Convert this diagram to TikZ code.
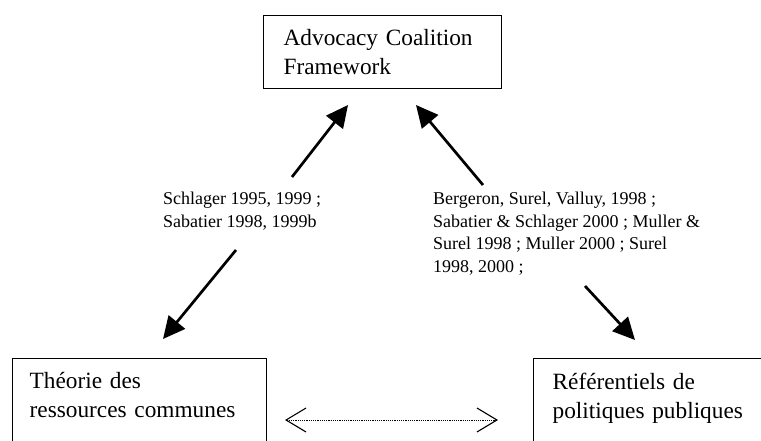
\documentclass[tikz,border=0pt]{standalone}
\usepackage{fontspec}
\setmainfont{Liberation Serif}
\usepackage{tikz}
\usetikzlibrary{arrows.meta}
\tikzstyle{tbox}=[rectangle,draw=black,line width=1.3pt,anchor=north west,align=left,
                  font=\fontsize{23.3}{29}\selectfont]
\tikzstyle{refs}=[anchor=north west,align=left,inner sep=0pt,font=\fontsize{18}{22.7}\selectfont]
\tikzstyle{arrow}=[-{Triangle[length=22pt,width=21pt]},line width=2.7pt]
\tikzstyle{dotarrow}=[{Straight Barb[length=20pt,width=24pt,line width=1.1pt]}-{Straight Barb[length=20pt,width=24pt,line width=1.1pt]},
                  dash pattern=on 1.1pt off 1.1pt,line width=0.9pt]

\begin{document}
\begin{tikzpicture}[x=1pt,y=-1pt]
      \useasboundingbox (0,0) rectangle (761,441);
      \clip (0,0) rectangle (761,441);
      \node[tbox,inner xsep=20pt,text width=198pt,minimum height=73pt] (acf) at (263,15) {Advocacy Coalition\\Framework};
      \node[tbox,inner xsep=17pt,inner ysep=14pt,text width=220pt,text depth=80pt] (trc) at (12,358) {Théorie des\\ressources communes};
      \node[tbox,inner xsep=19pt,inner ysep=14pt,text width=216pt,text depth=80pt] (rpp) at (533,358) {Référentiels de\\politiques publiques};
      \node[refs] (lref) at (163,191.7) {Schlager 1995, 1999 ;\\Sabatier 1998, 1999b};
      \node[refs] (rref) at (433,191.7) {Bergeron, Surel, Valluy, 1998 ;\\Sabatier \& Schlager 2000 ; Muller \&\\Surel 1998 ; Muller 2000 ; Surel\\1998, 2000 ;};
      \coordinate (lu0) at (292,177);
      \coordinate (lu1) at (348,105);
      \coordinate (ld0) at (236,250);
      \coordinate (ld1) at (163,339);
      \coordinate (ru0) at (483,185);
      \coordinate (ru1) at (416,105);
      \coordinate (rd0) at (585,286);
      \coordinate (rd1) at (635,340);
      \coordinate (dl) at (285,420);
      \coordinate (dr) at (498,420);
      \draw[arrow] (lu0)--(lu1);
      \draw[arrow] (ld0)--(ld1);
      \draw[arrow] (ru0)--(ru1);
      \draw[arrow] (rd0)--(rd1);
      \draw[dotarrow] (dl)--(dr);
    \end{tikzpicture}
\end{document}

——————————

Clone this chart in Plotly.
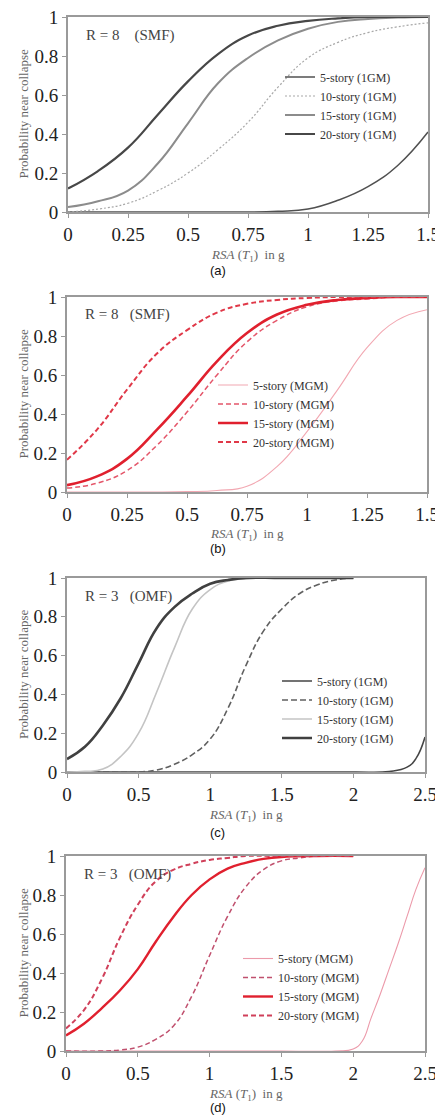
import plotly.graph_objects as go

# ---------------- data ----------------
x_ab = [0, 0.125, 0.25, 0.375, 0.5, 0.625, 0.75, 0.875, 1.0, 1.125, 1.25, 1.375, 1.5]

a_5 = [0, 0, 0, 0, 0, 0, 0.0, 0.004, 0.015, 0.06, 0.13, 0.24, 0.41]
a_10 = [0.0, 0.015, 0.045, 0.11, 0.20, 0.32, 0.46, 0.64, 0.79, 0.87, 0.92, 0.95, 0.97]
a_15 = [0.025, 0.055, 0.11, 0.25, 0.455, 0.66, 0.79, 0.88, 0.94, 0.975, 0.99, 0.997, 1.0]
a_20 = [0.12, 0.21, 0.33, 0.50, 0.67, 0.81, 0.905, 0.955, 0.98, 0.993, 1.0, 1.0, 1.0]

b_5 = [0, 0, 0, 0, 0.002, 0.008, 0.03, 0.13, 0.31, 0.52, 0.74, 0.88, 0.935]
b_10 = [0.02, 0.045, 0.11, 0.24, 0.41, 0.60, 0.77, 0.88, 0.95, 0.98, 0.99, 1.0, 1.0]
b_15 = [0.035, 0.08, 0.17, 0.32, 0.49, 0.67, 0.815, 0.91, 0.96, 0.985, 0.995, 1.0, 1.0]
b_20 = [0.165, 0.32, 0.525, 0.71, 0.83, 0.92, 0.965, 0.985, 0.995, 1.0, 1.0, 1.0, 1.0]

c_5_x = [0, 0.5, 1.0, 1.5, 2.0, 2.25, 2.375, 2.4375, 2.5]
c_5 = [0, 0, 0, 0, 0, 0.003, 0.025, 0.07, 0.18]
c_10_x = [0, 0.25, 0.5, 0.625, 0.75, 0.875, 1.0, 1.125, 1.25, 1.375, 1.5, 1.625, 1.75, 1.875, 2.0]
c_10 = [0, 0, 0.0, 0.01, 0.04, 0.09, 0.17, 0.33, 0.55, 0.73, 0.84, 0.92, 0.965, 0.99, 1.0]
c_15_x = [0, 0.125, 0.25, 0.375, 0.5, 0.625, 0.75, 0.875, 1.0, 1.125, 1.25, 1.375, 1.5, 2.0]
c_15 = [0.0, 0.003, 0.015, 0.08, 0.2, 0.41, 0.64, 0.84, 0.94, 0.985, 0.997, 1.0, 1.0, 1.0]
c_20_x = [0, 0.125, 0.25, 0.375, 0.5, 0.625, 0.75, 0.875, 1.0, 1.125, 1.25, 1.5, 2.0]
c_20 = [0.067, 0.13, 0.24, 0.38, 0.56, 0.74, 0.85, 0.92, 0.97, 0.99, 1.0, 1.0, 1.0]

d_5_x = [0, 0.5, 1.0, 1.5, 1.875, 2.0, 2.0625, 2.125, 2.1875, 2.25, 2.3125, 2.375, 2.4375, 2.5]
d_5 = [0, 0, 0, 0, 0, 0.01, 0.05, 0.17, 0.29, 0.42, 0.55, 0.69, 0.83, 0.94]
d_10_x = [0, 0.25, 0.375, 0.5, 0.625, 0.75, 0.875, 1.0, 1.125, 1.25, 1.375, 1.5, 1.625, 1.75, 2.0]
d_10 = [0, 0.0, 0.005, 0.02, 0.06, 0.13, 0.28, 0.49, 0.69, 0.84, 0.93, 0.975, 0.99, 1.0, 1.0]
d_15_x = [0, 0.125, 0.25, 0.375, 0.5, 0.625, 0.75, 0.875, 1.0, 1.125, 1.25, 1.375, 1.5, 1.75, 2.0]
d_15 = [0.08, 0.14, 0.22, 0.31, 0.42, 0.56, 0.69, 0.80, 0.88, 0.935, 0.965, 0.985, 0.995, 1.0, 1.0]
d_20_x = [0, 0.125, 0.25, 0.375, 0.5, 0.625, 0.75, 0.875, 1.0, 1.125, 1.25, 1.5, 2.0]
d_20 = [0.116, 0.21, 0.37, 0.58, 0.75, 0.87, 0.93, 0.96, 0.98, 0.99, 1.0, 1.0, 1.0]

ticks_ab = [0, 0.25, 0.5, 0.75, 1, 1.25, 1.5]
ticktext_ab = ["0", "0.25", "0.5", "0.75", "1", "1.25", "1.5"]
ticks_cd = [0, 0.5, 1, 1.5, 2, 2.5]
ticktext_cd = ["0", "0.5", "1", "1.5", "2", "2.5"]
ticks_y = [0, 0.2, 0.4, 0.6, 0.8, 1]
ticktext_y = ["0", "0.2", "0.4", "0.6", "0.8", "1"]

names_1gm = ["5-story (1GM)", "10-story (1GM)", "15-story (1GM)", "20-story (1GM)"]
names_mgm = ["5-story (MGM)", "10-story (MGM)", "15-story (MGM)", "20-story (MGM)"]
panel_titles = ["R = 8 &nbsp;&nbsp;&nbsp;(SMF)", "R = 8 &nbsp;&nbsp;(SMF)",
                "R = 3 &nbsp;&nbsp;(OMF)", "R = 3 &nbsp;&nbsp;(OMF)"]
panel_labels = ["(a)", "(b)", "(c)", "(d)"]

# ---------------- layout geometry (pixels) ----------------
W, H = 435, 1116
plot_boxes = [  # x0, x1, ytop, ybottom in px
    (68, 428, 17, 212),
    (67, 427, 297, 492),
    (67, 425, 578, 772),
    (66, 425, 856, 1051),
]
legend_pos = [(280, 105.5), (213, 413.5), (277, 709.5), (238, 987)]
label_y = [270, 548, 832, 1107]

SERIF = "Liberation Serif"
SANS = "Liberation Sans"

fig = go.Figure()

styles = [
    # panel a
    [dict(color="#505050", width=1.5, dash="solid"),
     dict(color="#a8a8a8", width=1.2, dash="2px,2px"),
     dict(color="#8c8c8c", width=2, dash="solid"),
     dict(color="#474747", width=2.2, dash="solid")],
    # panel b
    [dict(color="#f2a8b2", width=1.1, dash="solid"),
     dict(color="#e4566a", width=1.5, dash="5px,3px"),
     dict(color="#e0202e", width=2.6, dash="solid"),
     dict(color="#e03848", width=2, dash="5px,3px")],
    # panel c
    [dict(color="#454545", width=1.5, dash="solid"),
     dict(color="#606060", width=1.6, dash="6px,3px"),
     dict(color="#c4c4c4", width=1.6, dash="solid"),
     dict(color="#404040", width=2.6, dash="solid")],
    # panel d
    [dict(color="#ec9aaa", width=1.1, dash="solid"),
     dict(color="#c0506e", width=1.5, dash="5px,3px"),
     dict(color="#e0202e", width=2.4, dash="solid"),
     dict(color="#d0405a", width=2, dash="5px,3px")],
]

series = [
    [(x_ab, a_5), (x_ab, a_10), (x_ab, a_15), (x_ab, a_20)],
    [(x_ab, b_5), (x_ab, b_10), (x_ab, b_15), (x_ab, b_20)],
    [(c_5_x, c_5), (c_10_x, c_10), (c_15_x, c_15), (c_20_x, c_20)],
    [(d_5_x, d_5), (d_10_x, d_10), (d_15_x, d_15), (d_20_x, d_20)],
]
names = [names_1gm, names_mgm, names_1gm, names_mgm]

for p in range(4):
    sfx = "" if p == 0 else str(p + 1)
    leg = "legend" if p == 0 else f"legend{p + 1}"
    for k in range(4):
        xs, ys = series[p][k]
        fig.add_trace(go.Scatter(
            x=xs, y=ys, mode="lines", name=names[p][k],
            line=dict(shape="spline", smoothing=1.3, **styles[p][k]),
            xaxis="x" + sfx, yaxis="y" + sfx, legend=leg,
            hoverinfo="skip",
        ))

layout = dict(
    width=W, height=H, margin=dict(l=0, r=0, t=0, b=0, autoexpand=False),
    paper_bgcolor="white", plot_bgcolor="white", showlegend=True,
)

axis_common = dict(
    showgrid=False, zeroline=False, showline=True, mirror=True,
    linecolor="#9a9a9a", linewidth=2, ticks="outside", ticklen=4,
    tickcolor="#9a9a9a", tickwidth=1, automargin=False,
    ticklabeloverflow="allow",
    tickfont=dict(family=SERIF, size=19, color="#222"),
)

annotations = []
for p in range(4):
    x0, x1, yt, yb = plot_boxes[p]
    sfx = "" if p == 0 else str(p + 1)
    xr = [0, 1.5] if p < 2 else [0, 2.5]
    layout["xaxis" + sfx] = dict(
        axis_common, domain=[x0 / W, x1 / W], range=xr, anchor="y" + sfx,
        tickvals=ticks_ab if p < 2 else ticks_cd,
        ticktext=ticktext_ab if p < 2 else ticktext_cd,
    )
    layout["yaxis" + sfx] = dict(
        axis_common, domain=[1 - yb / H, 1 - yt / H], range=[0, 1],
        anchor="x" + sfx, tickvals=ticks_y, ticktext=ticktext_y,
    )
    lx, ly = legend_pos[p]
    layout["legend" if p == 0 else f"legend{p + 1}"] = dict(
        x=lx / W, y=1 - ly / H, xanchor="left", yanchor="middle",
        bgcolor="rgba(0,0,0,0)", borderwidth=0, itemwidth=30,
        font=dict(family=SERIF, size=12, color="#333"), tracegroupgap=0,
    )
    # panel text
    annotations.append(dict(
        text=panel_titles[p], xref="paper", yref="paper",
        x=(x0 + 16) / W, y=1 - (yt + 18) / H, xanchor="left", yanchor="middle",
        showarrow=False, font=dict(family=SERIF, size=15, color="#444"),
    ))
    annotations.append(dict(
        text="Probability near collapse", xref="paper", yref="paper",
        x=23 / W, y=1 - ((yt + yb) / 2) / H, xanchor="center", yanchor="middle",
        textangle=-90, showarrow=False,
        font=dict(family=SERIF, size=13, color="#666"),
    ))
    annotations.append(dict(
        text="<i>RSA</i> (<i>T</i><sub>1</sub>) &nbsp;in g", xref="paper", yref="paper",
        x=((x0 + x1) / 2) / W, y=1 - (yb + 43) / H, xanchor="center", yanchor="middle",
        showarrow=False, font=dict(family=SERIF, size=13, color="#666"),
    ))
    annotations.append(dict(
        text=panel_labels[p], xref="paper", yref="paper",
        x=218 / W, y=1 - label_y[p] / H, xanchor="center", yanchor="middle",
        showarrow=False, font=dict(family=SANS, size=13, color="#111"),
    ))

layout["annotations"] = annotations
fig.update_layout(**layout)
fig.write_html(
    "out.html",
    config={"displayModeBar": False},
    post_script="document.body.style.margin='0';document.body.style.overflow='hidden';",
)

——————————

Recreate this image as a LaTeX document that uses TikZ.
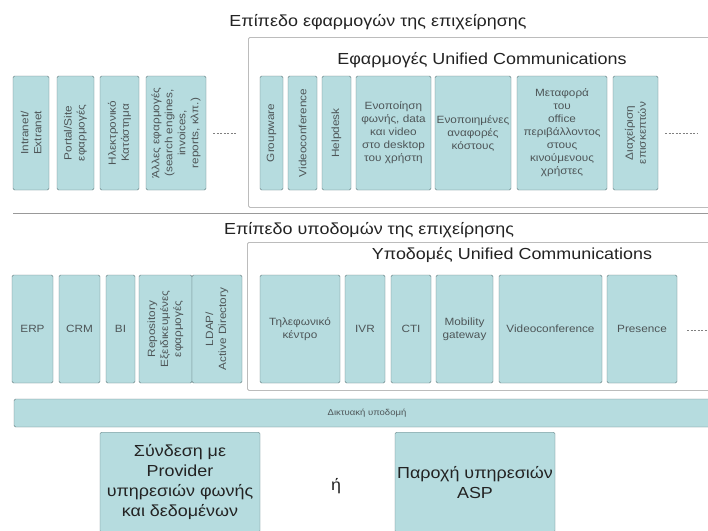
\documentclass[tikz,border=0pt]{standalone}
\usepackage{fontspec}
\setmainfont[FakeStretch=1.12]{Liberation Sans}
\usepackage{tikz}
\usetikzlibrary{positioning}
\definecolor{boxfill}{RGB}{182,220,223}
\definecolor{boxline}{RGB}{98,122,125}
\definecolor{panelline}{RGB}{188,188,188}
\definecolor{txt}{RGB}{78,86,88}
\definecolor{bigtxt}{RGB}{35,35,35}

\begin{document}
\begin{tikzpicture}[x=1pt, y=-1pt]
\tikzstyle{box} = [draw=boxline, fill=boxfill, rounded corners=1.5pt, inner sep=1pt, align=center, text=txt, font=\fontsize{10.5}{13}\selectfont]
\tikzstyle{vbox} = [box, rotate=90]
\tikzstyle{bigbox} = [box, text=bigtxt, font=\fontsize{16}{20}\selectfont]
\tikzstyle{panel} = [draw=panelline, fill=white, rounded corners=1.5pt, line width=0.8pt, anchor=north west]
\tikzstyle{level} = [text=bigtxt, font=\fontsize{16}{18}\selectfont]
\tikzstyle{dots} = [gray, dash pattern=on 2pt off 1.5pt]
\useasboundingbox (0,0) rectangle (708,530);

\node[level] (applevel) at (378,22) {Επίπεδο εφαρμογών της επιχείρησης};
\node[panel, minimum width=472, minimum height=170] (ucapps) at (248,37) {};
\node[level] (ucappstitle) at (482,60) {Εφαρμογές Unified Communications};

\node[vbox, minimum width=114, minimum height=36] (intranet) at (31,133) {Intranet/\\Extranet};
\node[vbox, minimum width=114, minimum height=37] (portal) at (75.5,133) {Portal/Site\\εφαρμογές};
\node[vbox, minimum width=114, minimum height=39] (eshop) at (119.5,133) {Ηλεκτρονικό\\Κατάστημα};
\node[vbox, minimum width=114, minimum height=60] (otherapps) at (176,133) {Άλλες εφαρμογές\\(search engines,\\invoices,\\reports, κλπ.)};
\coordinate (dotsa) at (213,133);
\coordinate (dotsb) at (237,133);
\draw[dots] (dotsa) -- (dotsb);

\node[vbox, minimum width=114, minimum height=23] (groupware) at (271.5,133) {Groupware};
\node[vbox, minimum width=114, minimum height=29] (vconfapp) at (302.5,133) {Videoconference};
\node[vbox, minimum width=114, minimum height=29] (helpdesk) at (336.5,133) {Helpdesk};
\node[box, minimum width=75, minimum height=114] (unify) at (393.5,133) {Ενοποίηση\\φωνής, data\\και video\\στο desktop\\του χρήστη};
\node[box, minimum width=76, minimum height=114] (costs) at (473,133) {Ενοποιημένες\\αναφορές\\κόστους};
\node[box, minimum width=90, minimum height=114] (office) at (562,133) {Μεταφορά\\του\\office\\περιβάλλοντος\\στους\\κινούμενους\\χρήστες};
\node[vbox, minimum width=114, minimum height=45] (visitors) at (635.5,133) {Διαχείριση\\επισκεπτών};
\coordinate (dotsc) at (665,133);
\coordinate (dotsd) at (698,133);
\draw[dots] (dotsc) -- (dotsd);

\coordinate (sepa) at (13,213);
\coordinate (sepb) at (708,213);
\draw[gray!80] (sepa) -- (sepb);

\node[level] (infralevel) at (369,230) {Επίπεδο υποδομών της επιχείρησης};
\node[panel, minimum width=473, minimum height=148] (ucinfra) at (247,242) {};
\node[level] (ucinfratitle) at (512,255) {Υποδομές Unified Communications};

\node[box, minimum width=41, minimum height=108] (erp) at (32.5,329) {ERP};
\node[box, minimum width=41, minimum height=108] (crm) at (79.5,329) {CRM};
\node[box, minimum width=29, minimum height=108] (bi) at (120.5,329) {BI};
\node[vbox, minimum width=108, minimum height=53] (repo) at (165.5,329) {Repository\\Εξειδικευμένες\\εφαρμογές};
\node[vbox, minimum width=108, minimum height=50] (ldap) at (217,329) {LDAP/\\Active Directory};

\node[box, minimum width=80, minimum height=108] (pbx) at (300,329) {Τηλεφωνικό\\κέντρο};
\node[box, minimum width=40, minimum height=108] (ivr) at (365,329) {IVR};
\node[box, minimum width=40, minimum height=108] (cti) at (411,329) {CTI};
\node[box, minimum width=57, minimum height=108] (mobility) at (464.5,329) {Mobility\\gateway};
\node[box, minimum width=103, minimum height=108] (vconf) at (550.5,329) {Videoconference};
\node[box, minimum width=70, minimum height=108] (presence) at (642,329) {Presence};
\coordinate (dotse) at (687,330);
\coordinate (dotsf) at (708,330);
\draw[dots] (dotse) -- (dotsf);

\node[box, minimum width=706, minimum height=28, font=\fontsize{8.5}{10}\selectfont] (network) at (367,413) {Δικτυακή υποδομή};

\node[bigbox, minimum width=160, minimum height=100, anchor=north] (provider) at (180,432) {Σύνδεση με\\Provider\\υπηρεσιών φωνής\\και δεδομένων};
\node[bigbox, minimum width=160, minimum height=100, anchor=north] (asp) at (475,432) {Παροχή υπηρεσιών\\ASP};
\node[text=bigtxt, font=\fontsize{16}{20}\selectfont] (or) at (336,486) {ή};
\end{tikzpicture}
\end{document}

——————————

Requirements
Pictures are not part of the copy. Write out only the lines from the one containing "Clone this chart in Plotly." through the one containing "0.993, 1.0, 1.0, 1.0]", exactly as they stand, both included.

Complete output
Clone this chart in Plotly.
import plotly.graph_objects as go

# ---------------- data ----------------
x_ab = [0, 0.125, 0.25, 0.375, 0.5, 0.625, 0.75, 0.875, 1.0, 1.125, 1.25, 1.375, 1.5]

a_5 = [0, 0, 0, 0, 0, 0, 0.0, 0.004, 0.015, 0.06, 0.13, 0.24, 0.41]
a_10 = [0.0, 0.015, 0.045, 0.11, 0.20, 0.32, 0.46, 0.64, 0.79, 0.87, 0.92, 0.95, 0.97]
a_15 = [0.025, 0.055, 0.11, 0.25, 0.455, 0.66, 0.79, 0.88, 0.94, 0.975, 0.99, 0.997, 1.0]
a_20 = [0.12, 0.21, 0.33, 0.50, 0.67, 0.81, 0.905, 0.955, 0.98, 0.993, 1.0, 1.0, 1.0]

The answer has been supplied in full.